8. References to ‘Greater Hungary’ on public buildings
We in the South Caucasus are accustomed to historical maps, where a good part has been taken by a neighboring state. Even so, all of us carry this in a private nature. I was amazed to see the flag of Szekelyland (which is located in the center of present-day Romania) flying alongside the national flag on the Hungarian Parliament building. For 2500 forints (about 10 USD) cards of ‘Greater Hungary’ are sold with ‘Justice for Hungary’ written in English. There is a map of the territories under the Hungarian crown during the time of the Hapsburg Empire drawn on the obelisk in the center of Eger. Hungary has lost 72% of those territories since those times.
9. No one is in a hurry to erase the remnants of the socialist past
Mosaics and buildings of the ‘socialist realism’ style are often found in Debrecen. There is an objective reason for this – 50% of the city was destroyed during WWII. Warsaw too was nearly razed to the ground, yet it is difficult to find such things in the Polish capital. Most likely Hungarians just don’t notice a connection between these attributes and Soviet occupation.
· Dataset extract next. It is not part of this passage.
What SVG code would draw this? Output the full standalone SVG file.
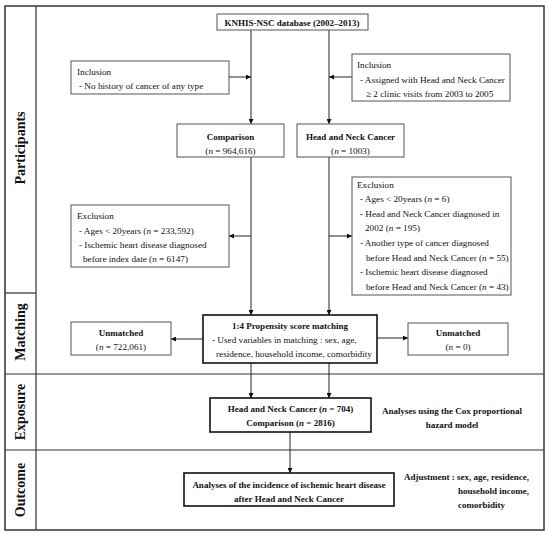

They remember well though, how the Russian imperial army strangled the Hungarian revolution in 1849, and how General Zhukov drowned the revolution of 1956 with blood.
10. The Hungarian language is the most difficult in Europe
It’s difficult to imagine, but there are as many as 25 cases for nouns in Hungarian, 18 basic and 7 additional. Moreover, Hungarian phonetics are also quite peculiar. For example, it turns out that there are four different “o” letters in Hungarian. There are also very few borrowed words in Hungarian. English is rarely spoken, at least in Debrecen. So, when I heard English being spoken somewhere, I was happy, as if I’d just seen an old friend.
That’s all. Кöszönöm a figyelmet! (Thanks for your attention!)